Re: [CSS21] out of range unicode escapes from Chris Lilley on 2007-02-19 (www-style@w3.org from February 2007)

From: Chris Lilley <chris@w3.org>
Date: Mon, 19 Feb 2007 23:16:56 +0100
To: "Paul Nelson (ATC)" <paulnel@winse.microsoft.com>
Cc: Bert Bos <bert@w3.org>, Bjoern Hoehrmann <derhoermi@gmx.net>, <www-style@w3.org>
Message-ID: <1459049153.20070219231656@w3.org>
On Monday, February 19, 2007, 10:56:20 PM, Paul wrote:

PNA> I concur. The more we can follow processing as defined by Unicode (e.g.
PNA> using U+FFFD) the better common behavior we can have across UAs, and the
PNA> less we have to put into our specs about such processing that needs to
PNA> be maintained to keep in sync with Unicode processing standards.

PNA> The challenge with converting to U+FFFD during reading the document in
PNA> from the source is that the backing store will then contain the U+FFFD
PNA> instead of the malformed stream...which may or may not be okay.

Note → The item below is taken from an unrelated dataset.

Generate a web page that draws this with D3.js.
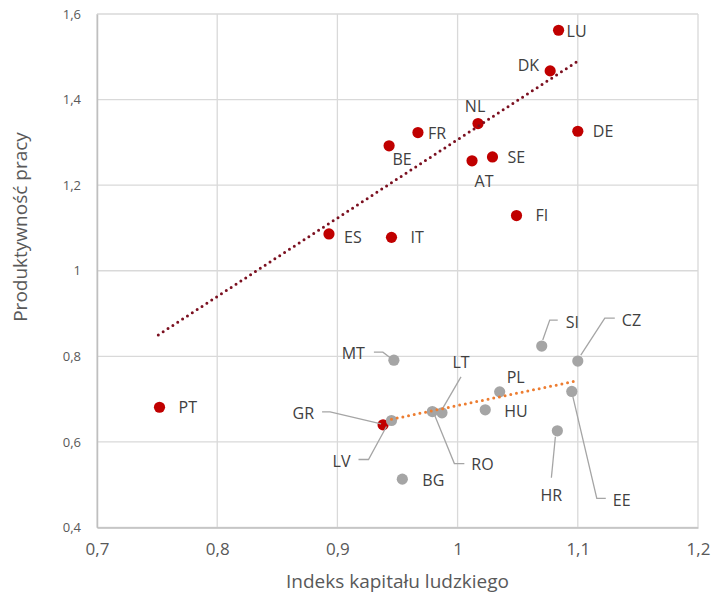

I think its preferable to have content generated from a malformed
escape like \22FFFF be U+00FFFD than either the literal string
"\22FFFF" (coerced using some special rule to display as the missing
glyph) or alternatively an invalid code point, which text processing
engines then have to be specially coded to not break on encountering.

PNA> Paul


PNA> -----Original Message-----
PNA> From: Chris Lilley [mailto:chris@w3.org] 
PNA> Sent: Tuesday, February 20, 2007 5:50 AM
PNA> To: Paul Nelson (ATC)
PNA> Cc: Bert Bos; Bjoern Hoehrmann; www-style@w3.org
PNA> Subject: Re: [CSS21] out of range unicode escapes

PNA> On Monday, February 19, 2007, 10:32:47 PM, Paul wrote:

PNA>> The missing glyph is a rendering artifact. When one copies and
PNA> pastes
PNA>> they should be getting the badly formed backing store, not what is
PNA>> rendered.

PNA> Yes, I was aware of the difference between the backing store and the
PNA> rendering. That is what prompted my question.

PNA> There is a malformed css stylesheet, which contributes {something} to
PNA> the backing store. The rendering of {something} is described; the
PNA> {something} itself is not described by the proposed text.

PNA> To amplify what I take to be your proposal below, U+FFFD is
PNA> "replacement character", is noted by Unicode as "used to represent an
PNA> incoming character whose value is unknown or unrepresentable in
PNA> Unicode" and would thus be suitable for this purpose.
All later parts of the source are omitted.